_Records for this exercise_:

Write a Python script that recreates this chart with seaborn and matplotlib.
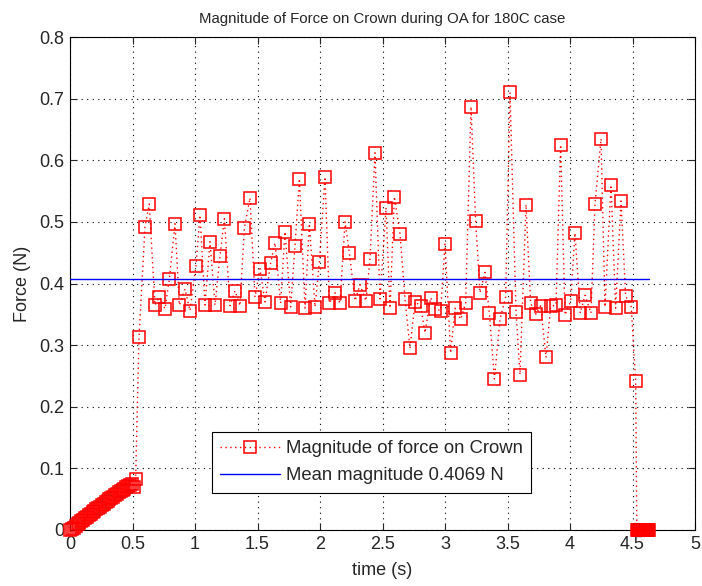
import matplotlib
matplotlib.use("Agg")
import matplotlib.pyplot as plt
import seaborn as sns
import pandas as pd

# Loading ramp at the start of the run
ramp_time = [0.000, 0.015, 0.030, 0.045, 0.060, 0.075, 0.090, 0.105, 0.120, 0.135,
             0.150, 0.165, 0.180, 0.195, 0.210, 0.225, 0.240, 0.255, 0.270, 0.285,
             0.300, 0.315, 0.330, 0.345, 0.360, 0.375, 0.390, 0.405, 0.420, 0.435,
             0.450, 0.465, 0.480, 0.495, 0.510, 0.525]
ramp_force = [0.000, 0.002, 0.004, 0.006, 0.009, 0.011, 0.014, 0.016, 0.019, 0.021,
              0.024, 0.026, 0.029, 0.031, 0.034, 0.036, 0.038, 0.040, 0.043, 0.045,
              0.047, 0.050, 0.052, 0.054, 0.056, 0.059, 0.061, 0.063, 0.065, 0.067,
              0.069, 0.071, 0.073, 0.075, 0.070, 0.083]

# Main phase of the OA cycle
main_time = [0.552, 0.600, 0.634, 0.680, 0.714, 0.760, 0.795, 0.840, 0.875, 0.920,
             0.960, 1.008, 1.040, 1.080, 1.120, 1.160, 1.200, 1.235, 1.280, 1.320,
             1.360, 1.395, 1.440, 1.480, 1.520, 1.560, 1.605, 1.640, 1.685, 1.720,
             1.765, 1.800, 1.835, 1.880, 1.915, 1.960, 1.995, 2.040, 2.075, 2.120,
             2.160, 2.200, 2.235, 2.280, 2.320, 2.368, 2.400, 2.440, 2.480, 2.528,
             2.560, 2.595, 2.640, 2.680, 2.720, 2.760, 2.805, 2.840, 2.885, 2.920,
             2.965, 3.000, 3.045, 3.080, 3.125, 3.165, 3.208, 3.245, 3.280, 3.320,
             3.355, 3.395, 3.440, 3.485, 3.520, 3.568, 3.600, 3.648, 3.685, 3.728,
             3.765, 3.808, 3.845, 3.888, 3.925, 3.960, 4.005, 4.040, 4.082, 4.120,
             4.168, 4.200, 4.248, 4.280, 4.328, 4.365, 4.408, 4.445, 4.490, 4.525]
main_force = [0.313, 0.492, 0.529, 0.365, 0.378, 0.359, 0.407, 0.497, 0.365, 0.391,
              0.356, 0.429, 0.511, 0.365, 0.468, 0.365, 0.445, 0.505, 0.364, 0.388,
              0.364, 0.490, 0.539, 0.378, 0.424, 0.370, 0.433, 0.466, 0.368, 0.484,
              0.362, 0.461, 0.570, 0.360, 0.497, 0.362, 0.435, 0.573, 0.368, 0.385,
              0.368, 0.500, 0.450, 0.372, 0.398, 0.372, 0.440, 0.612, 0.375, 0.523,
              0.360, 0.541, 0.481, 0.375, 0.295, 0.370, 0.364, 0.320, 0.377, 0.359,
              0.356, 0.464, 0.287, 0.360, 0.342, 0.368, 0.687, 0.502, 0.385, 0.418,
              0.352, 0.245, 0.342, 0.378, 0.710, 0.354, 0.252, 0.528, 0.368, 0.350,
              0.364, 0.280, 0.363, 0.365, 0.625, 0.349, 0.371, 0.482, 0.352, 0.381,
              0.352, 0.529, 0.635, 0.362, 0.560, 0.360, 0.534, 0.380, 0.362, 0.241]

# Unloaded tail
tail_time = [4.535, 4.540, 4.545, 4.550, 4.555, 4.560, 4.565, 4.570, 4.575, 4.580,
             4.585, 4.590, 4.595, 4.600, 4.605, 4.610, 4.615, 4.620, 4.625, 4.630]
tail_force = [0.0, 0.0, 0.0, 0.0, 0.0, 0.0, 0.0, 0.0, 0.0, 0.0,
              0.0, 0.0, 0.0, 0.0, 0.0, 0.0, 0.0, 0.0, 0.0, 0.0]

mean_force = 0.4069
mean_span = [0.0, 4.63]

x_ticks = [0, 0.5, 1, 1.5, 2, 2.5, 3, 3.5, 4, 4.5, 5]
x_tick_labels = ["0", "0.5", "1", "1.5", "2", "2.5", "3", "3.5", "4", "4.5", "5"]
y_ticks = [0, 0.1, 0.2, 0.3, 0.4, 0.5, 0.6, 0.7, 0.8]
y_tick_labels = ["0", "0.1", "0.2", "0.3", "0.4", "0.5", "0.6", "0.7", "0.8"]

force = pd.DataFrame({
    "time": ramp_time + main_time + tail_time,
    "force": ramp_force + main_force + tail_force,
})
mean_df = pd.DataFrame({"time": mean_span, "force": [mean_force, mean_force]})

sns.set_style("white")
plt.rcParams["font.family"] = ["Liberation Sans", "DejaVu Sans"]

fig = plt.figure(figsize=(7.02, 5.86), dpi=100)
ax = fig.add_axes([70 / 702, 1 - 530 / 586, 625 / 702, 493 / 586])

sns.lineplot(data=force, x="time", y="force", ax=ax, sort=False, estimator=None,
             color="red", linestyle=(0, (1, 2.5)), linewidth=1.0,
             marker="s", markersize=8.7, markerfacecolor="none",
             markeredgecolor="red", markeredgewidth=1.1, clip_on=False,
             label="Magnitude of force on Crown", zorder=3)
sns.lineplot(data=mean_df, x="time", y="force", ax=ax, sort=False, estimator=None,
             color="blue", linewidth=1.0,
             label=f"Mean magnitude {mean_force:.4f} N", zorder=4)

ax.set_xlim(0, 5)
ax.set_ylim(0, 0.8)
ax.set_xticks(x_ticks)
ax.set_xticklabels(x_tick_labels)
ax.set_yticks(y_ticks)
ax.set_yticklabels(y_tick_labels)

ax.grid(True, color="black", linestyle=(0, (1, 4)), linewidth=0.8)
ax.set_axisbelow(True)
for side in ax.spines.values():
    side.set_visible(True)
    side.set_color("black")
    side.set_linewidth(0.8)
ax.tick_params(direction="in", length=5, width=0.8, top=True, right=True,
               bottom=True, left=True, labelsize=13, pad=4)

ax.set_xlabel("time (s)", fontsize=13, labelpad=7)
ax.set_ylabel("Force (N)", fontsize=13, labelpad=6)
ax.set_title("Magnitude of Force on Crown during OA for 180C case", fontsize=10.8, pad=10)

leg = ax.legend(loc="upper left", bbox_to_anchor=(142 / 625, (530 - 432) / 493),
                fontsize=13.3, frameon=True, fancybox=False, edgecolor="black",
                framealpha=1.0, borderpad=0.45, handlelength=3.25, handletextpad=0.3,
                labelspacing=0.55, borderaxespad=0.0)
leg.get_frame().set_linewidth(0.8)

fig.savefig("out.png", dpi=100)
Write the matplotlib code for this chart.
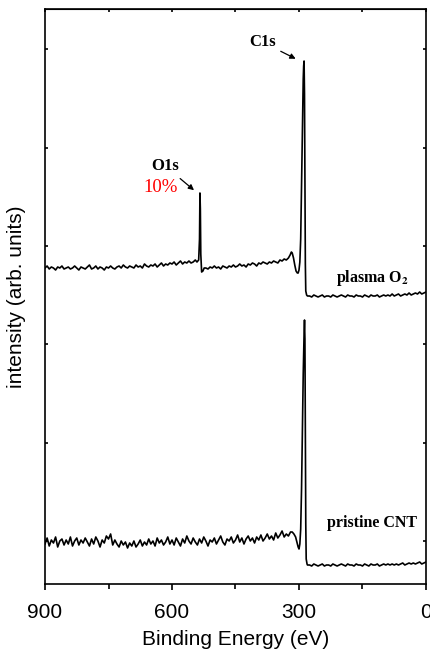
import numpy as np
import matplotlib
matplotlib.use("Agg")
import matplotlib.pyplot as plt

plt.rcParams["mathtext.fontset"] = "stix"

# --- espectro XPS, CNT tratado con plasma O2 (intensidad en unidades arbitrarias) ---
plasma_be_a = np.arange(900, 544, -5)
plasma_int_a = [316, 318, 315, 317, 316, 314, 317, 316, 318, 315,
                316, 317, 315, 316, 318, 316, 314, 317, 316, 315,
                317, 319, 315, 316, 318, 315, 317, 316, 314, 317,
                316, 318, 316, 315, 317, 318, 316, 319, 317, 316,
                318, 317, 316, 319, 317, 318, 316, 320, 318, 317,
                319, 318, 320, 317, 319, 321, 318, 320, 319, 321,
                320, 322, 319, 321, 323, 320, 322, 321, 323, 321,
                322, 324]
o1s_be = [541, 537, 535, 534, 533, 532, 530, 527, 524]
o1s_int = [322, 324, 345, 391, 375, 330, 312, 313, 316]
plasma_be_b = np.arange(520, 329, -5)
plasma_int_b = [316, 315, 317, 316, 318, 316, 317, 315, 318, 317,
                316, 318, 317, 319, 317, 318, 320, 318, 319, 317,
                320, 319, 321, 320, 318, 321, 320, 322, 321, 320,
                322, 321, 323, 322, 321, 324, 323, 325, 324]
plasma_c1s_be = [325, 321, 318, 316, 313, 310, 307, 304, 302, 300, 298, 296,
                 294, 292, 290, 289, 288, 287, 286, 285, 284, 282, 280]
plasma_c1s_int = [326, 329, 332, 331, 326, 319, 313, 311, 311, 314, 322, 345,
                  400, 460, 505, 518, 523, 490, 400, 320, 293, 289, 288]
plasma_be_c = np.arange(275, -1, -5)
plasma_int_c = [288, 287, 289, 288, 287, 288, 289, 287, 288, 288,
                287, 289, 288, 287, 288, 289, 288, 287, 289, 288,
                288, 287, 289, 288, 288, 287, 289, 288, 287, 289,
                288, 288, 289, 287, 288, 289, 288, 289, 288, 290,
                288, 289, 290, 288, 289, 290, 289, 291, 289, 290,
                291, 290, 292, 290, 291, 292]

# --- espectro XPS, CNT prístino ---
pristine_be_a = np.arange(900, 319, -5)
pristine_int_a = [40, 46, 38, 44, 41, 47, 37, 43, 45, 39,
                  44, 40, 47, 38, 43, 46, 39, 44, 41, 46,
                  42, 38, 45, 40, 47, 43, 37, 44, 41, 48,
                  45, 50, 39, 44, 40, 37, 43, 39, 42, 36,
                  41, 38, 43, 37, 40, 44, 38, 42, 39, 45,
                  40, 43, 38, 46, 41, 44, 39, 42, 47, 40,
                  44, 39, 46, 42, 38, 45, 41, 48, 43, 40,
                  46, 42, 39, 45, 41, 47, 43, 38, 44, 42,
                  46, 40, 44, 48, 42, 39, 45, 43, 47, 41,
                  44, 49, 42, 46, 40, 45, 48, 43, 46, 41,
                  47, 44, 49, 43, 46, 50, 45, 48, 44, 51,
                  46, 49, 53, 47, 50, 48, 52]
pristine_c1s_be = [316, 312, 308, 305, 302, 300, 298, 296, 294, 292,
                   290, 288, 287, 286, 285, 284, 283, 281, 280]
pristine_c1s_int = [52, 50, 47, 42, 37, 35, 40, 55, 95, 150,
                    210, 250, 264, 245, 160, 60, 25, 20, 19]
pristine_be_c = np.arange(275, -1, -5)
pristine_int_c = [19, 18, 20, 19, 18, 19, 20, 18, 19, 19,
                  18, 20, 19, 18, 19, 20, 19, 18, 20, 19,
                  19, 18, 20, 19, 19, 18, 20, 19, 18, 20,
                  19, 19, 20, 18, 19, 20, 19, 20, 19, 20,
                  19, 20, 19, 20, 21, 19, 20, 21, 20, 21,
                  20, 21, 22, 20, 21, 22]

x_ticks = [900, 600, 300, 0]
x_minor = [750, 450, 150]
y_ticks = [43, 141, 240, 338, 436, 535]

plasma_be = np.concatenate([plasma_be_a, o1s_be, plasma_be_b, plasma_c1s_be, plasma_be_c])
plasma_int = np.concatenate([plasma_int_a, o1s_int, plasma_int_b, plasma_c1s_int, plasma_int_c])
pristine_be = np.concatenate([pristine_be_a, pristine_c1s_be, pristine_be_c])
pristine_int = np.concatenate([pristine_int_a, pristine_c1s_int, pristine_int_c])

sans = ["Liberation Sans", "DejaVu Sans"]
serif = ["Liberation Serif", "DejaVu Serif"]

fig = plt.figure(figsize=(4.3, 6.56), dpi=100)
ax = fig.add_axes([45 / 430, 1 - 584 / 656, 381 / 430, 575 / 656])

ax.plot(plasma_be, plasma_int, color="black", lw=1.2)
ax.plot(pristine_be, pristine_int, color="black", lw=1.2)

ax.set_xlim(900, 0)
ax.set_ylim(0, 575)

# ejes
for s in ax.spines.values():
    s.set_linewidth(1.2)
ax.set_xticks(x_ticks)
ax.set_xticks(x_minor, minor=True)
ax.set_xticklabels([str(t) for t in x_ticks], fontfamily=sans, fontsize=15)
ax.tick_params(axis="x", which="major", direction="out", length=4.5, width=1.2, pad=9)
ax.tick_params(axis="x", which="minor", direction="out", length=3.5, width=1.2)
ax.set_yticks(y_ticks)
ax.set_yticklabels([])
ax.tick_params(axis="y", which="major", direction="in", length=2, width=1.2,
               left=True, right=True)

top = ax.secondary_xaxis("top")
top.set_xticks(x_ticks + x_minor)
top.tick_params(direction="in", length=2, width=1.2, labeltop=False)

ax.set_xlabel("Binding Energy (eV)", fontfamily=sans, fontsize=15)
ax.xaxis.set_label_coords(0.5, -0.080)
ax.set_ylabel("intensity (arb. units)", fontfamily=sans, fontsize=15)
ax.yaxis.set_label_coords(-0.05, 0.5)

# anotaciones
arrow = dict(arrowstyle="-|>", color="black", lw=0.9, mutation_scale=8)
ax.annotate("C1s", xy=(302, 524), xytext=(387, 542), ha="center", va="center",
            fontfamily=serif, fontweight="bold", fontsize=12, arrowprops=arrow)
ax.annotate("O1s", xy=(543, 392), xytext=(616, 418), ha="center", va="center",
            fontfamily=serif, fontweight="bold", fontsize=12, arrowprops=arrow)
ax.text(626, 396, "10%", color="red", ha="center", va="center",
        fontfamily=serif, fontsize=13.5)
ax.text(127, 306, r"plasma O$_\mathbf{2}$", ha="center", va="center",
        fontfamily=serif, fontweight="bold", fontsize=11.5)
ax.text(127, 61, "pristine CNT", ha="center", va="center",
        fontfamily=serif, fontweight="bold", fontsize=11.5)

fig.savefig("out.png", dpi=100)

_Task requirements_: From the opening line of the listing above through the line bearing "import pandas as pd", repeat each line exactly. Drop every picture.

_Response_:
Write a Python script that recreates this chart with seaborn and matplotlib.
import matplotlib
matplotlib.use("Agg")
import matplotlib.pyplot as plt
import seaborn as sns
import pandas as pd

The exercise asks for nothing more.